### Records for the exercise
— Start —
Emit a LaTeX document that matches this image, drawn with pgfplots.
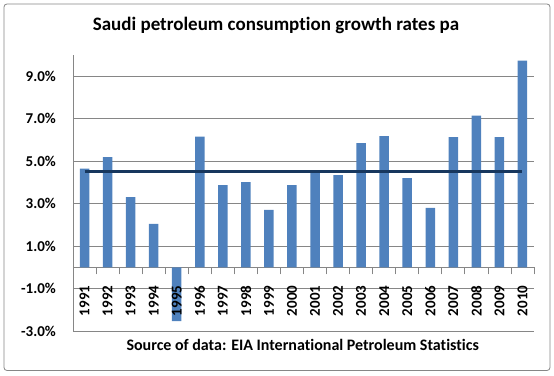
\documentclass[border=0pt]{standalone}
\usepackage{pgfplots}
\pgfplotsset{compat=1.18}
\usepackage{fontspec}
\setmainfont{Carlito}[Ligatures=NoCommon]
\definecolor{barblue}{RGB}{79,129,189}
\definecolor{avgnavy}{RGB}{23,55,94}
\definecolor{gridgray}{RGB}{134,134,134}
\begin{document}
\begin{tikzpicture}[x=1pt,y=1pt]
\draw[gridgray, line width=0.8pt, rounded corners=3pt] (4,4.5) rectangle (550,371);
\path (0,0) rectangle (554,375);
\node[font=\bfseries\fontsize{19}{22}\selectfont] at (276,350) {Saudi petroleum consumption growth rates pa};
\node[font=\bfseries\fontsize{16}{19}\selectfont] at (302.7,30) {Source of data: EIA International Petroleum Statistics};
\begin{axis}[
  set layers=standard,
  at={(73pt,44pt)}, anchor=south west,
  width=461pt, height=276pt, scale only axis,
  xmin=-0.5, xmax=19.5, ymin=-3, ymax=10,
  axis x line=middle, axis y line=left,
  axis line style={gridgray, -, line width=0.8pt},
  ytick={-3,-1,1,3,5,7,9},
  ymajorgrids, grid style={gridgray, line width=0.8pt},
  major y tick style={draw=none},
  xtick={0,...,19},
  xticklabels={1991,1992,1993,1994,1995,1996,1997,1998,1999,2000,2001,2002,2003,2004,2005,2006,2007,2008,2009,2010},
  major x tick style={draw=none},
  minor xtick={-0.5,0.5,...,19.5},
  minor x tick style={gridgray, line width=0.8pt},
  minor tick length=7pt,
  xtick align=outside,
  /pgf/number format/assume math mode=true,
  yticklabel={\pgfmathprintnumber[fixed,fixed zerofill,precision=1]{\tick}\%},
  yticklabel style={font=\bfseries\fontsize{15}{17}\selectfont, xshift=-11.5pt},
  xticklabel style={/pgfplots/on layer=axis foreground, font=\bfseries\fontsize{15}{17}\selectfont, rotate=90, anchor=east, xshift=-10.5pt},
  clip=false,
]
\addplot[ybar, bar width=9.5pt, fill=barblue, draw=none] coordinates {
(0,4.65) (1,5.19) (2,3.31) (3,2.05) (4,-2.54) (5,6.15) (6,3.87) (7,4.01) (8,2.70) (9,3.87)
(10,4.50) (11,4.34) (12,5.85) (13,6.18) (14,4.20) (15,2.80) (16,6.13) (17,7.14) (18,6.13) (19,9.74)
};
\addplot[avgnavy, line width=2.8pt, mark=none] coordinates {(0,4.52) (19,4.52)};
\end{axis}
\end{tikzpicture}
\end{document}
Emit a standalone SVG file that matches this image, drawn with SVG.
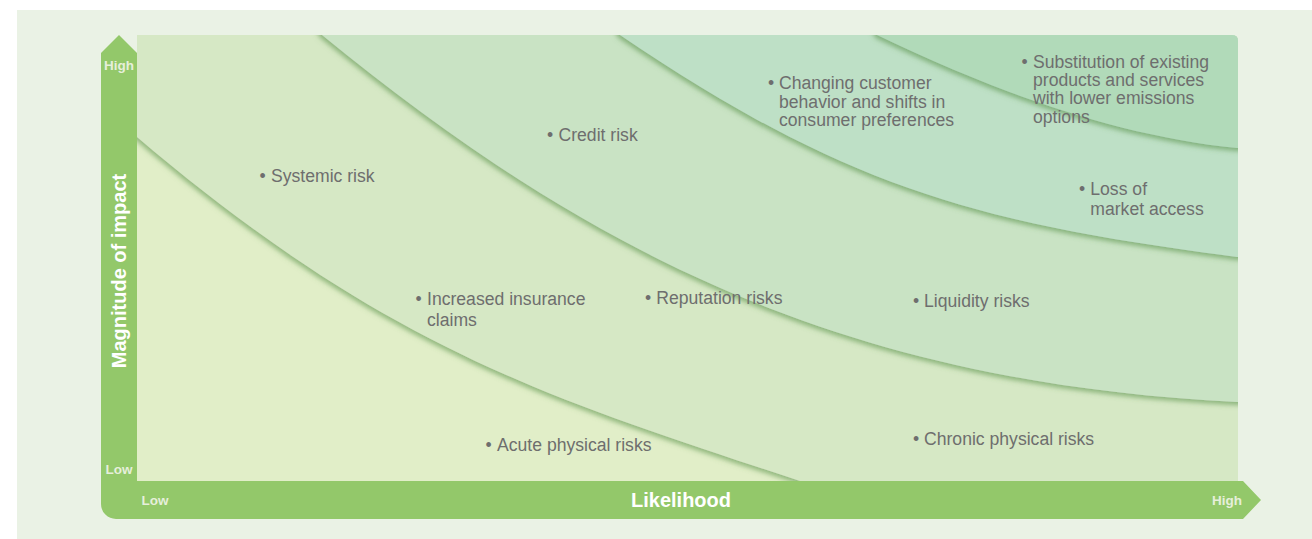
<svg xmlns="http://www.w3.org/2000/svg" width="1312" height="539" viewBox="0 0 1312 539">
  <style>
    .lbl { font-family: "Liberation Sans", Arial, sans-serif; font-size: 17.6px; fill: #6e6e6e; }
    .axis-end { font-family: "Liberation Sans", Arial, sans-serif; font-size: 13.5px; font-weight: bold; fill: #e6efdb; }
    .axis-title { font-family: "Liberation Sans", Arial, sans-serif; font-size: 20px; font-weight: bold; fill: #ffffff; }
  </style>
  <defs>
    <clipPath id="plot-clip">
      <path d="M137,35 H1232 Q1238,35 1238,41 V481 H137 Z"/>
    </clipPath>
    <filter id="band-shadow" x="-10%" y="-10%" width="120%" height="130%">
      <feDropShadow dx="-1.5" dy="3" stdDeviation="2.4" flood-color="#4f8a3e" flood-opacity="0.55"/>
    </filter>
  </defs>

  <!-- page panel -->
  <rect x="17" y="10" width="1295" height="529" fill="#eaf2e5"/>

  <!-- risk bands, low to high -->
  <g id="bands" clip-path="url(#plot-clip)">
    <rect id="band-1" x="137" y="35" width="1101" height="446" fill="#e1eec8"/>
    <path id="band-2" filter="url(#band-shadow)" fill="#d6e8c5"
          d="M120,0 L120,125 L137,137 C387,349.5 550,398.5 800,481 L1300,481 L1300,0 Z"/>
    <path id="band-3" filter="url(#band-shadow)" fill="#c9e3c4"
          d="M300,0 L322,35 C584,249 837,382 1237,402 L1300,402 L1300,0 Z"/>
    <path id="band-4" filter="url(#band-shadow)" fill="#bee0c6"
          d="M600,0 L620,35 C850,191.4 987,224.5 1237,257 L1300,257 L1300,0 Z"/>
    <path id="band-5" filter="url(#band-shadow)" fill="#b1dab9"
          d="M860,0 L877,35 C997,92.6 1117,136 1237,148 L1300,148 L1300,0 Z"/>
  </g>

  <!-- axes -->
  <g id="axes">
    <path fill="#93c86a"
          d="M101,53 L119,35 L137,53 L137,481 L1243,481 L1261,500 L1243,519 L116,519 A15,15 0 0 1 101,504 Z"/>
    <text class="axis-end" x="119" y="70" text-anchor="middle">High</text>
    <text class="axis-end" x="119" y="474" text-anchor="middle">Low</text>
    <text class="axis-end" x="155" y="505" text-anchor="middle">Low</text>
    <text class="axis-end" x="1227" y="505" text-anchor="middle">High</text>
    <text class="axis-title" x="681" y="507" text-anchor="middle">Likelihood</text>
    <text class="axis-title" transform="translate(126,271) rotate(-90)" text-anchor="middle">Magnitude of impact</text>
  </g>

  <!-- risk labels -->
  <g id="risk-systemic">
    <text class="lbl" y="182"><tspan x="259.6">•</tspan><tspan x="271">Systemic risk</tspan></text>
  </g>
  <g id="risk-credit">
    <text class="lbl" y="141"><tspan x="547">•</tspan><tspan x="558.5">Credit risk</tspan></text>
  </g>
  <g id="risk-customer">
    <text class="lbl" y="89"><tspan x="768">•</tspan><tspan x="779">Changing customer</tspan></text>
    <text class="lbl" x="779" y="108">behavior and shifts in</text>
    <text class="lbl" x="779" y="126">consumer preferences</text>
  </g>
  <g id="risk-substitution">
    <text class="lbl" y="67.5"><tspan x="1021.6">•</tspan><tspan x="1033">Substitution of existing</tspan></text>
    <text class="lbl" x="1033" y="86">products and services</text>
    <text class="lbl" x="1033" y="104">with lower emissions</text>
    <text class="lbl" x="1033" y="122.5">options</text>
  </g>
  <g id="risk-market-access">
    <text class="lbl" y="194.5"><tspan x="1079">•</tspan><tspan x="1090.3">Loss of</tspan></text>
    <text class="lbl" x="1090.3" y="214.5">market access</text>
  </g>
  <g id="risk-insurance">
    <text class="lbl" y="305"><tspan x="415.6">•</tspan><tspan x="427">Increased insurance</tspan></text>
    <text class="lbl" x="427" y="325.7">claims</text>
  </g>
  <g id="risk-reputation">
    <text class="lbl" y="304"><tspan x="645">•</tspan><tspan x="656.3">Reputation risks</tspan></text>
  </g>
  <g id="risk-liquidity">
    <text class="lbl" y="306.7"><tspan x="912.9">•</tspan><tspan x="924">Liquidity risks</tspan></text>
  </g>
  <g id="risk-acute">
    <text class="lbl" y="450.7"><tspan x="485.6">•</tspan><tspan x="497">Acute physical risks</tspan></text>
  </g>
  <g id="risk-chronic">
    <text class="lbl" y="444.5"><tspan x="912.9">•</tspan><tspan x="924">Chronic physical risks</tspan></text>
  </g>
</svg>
— End —
### What the task asks
Reproduce the full material exactly, excluding the pictures.

### Completed task
Emit a LaTeX document that matches this image, drawn with pgfplots.
\documentclass[border=0pt]{standalone}
\usepackage{pgfplots}
\pgfplotsset{compat=1.18}
\usepackage{fontspec}
\setmainfont{Carlito}[Ligatures=NoCommon]
\definecolor{barblue}{RGB}{79,129,189}
\definecolor{avgnavy}{RGB}{23,55,94}
\definecolor{gridgray}{RGB}{134,134,134}
\begin{document}
\begin{tikzpicture}[x=1pt,y=1pt]
\draw[gridgray, line width=0.8pt, rounded corners=3pt] (4,4.5) rectangle (550,371);
\path (0,0) rectangle (554,375);
\node[font=\bfseries\fontsize{19}{22}\selectfont] at (276,350) {Saudi petroleum consumption growth rates pa};
\node[font=\bfseries\fontsize{16}{19}\selectfont] at (302.7,30) {Source of data: EIA International Petroleum Statistics};
\begin{axis}[
  set layers=standard,
  at={(73pt,44pt)}, anchor=south west,
  width=461pt, height=276pt, scale only axis,
  xmin=-0.5, xmax=19.5, ymin=-3, ymax=10,
  axis x line=middle, axis y line=left,
  axis line style={gridgray, -, line width=0.8pt},
  ytick={-3,-1,1,3,5,7,9},
  ymajorgrids, grid style={gridgray, line width=0.8pt},
  major y tick style={draw=none},
  xtick={0,...,19},
  xticklabels={1991,1992,1993,1994,1995,1996,1997,1998,1999,2000,2001,2002,2003,2004,2005,2006,2007,2008,2009,2010},
  major x tick style={draw=none},
  minor xtick={-0.5,0.5,...,19.5},
  minor x tick style={gridgray, line width=0.8pt},
  minor tick length=7pt,
  xtick align=outside,
  /pgf/number format/assume math mode=true,
  yticklabel={\pgfmathprintnumber[fixed,fixed zerofill,precision=1]{\tick}\%},
  yticklabel style={font=\bfseries\fontsize{15}{17}\selectfont, xshift=-11.5pt},
  xticklabel style={/pgfplots/on layer=axis foreground, font=\bfseries\fontsize{15}{17}\selectfont, rotate=90, anchor=east, xshift=-10.5pt},
  clip=false,
]
\addplot[ybar, bar width=9.5pt, fill=barblue, draw=none] coordinates {
(0,4.65) (1,5.19) (2,3.31) (3,2.05) (4,-2.54) (5,6.15) (6,3.87) (7,4.01) (8,2.70) (9,3.87)
(10,4.50) (11,4.34) (12,5.85) (13,6.18) (14,4.20) (15,2.80) (16,6.13) (17,7.14) (18,6.13) (19,9.74)
};
\addplot[avgnavy, line width=2.8pt, mark=none] coordinates {(0,4.52) (19,4.52)};
\end{axis}
\end{tikzpicture}
\end{document}
Emit a standalone SVG file that matches this image, drawn with SVG.
<svg xmlns="http://www.w3.org/2000/svg" width="1312" height="539" viewBox="0 0 1312 539">
  <style>
    .lbl { font-family: "Liberation Sans", Arial, sans-serif; font-size: 17.6px; fill: #6e6e6e; }
    .axis-end { font-family: "Liberation Sans", Arial, sans-serif; font-size: 13.5px; font-weight: bold; fill: #e6efdb; }
    .axis-title { font-family: "Liberation Sans", Arial, sans-serif; font-size: 20px; font-weight: bold; fill: #ffffff; }
  </style>
  <defs>
    <clipPath id="plot-clip">
      <path d="M137,35 H1232 Q1238,35 1238,41 V481 H137 Z"/>
    </clipPath>
    <filter id="band-shadow" x="-10%" y="-10%" width="120%" height="130%">
      <feDropShadow dx="-1.5" dy="3" stdDeviation="2.4" flood-color="#4f8a3e" flood-opacity="0.55"/>
    </filter>
  </defs>

  <!-- page panel -->
  <rect x="17" y="10" width="1295" height="529" fill="#eaf2e5"/>

  <!-- risk bands, low to high -->
  <g id="bands" clip-path="url(#plot-clip)">
    <rect id="band-1" x="137" y="35" width="1101" height="446" fill="#e1eec8"/>
    <path id="band-2" filter="url(#band-shadow)" fill="#d6e8c5"
          d="M120,0 L120,125 L137,137 C387,349.5 550,398.5 800,481 L1300,481 L1300,0 Z"/>
    <path id="band-3" filter="url(#band-shadow)" fill="#c9e3c4"
          d="M300,0 L322,35 C584,249 837,382 1237,402 L1300,402 L1300,0 Z"/>
    <path id="band-4" filter="url(#band-shadow)" fill="#bee0c6"
          d="M600,0 L620,35 C850,191.4 987,224.5 1237,257 L1300,257 L1300,0 Z"/>
    <path id="band-5" filter="url(#band-shadow)" fill="#b1dab9"
          d="M860,0 L877,35 C997,92.6 1117,136 1237,148 L1300,148 L1300,0 Z"/>
  </g>

  <!-- axes -->
  <g id="axes">
    <path fill="#93c86a"
          d="M101,53 L119,35 L137,53 L137,481 L1243,481 L1261,500 L1243,519 L116,519 A15,15 0 0 1 101,504 Z"/>
    <text class="axis-end" x="119" y="70" text-anchor="middle">High</text>
    <text class="axis-end" x="119" y="474" text-anchor="middle">Low</text>
    <text class="axis-end" x="155" y="505" text-anchor="middle">Low</text>
    <text class="axis-end" x="1227" y="505" text-anchor="middle">High</text>
    <text class="axis-title" x="681" y="507" text-anchor="middle">Likelihood</text>
    <text class="axis-title" transform="translate(126,271) rotate(-90)" text-anchor="middle">Magnitude of impact</text>
  </g>

  <!-- risk labels -->
  <g id="risk-systemic">
    <text class="lbl" y="182"><tspan x="259.6">•</tspan><tspan x="271">Systemic risk</tspan></text>
  </g>
  <g id="risk-credit">
    <text class="lbl" y="141"><tspan x="547">•</tspan><tspan x="558.5">Credit risk</tspan></text>
  </g>
  <g id="risk-customer">
    <text class="lbl" y="89"><tspan x="768">•</tspan><tspan x="779">Changing customer</tspan></text>
    <text class="lbl" x="779" y="108">behavior and shifts in</text>
    <text class="lbl" x="779" y="126">consumer preferences</text>
  </g>
  <g id="risk-substitution">
    <text class="lbl" y="67.5"><tspan x="1021.6">•</tspan><tspan x="1033">Substitution of existing</tspan></text>
    <text class="lbl" x="1033" y="86">products and services</text>
    <text class="lbl" x="1033" y="104">with lower emissions</text>
    <text class="lbl" x="1033" y="122.5">options</text>
  </g>
  <g id="risk-market-access">
    <text class="lbl" y="194.5"><tspan x="1079">•</tspan><tspan x="1090.3">Loss of</tspan></text>
    <text class="lbl" x="1090.3" y="214.5">market access</text>
  </g>
  <g id="risk-insurance">
    <text class="lbl" y="305"><tspan x="415.6">•</tspan><tspan x="427">Increased insurance</tspan></text>
    <text class="lbl" x="427" y="325.7">claims</text>
  </g>
  <g id="risk-reputation">
    <text class="lbl" y="304"><tspan x="645">•</tspan><tspan x="656.3">Reputation risks</tspan></text>
  </g>
  <g id="risk-liquidity">
    <text class="lbl" y="306.7"><tspan x="912.9">•</tspan><tspan x="924">Liquidity risks</tspan></text>
  </g>
  <g id="risk-acute">
    <text class="lbl" y="450.7"><tspan x="485.6">•</tspan><tspan x="497">Acute physical risks</tspan></text>
  </g>
  <g id="risk-chronic">
    <text class="lbl" y="444.5"><tspan x="912.9">•</tspan><tspan x="924">Chronic physical risks</tspan></text>
  </g>
</svg>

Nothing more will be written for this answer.